Annex D: Derivation of Coefficient Variance
Distribution of the Estimator
Starting from the normal equation:
\[ \hat{a} = (X^T X)^{-1} X^T Y \]Substituting \(Y = Xa + E\):
\[ \hat{a} = (X^T X)^{-1} X^T (Xa + E) = a + (X^T X)^{-1} X^T E \]Expected Value
\[ E(\hat{a}) = E\left[ a + (X^T X)^{-1} X^T E \right] = a + (X^T X)^{-1} X^T E(E) = a \](Since \(E(E) = 0\))
Thus, \(\hat{a}\) is unbiased.
Variance-Covariance Matrix
\[ (\hat{a} - a)(\hat{a} - a)^T = [(X^T X)^{-1} X^T E][(X^T X)^{-1} X^T E]^T \]\[ = (X^T X)^{-1} X^T E E^T X (X^T X)^{-1} \]Taking expectation:
\[ E[(\hat{a} - a)(\hat{a} - a)^T] = (X^T X)^{-1} X^T E(E E^T) X (X^T X)^{-1} \]Under the assumption \(E(E E^T) = \sigma^2 I_n\):
\[ = (X^T X)^{-1} X^T (\sigma^2 I_n) X (X^T X)^{-1} \]\[ = \sigma^2 (X^T X)^{-1} X^T X (X^T X)^{-1} \]\[ = \sigma^2 (X^T X)^{-1} I_p (X^T X)^{-1} \]\[ \boxed{\text{Var}(\hat{a}) = \sigma^2 (X^T X)^{-1}} \]Distribution Under Normality
If \(E \sim \mathcal{N}(0, \sigma^2 I)\), then:
\[ \boxed{\hat{a} \sim \mathcal{N}\left(a, \sigma^2 (X^T X)^{-1}\right)} \]This result is fundamental for:
- Hypothesis testing (t-tests for individual coefficients)
- Confidence intervals
- F-tests for nested models
Summary
These annexes provide the mathematical foundations for:
- ✅ OLS estimators for simple linear regression
- ✅ Normal equation for multiple regression
- ✅ Maximum likelihood estimation for logistic regression
- ✅ Distributional properties of coefficient estimators
Understanding these derivations helps build intuition for:
- Why OLS works
- When normal equations fail (singular \(X^T X\))

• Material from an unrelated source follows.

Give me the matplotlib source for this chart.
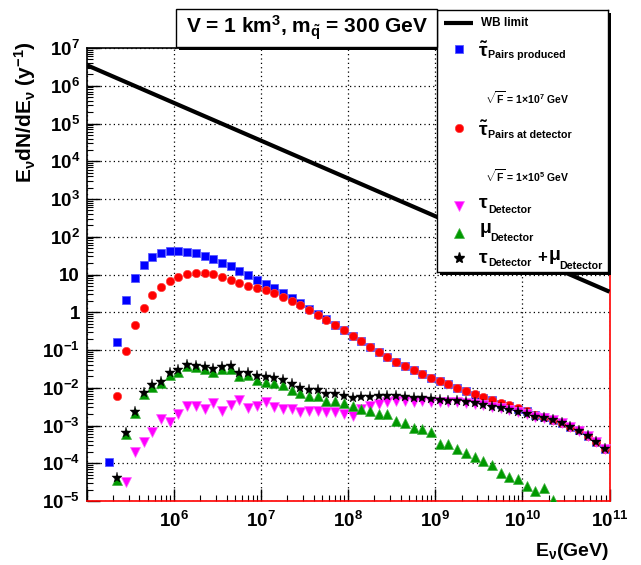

- Why logistic regression requires iterative optimization
- The role of normality assumptions in inference
Recommended Practice: Work through these derivations by hand to solidify your understanding of the mathematical foundations of linear models!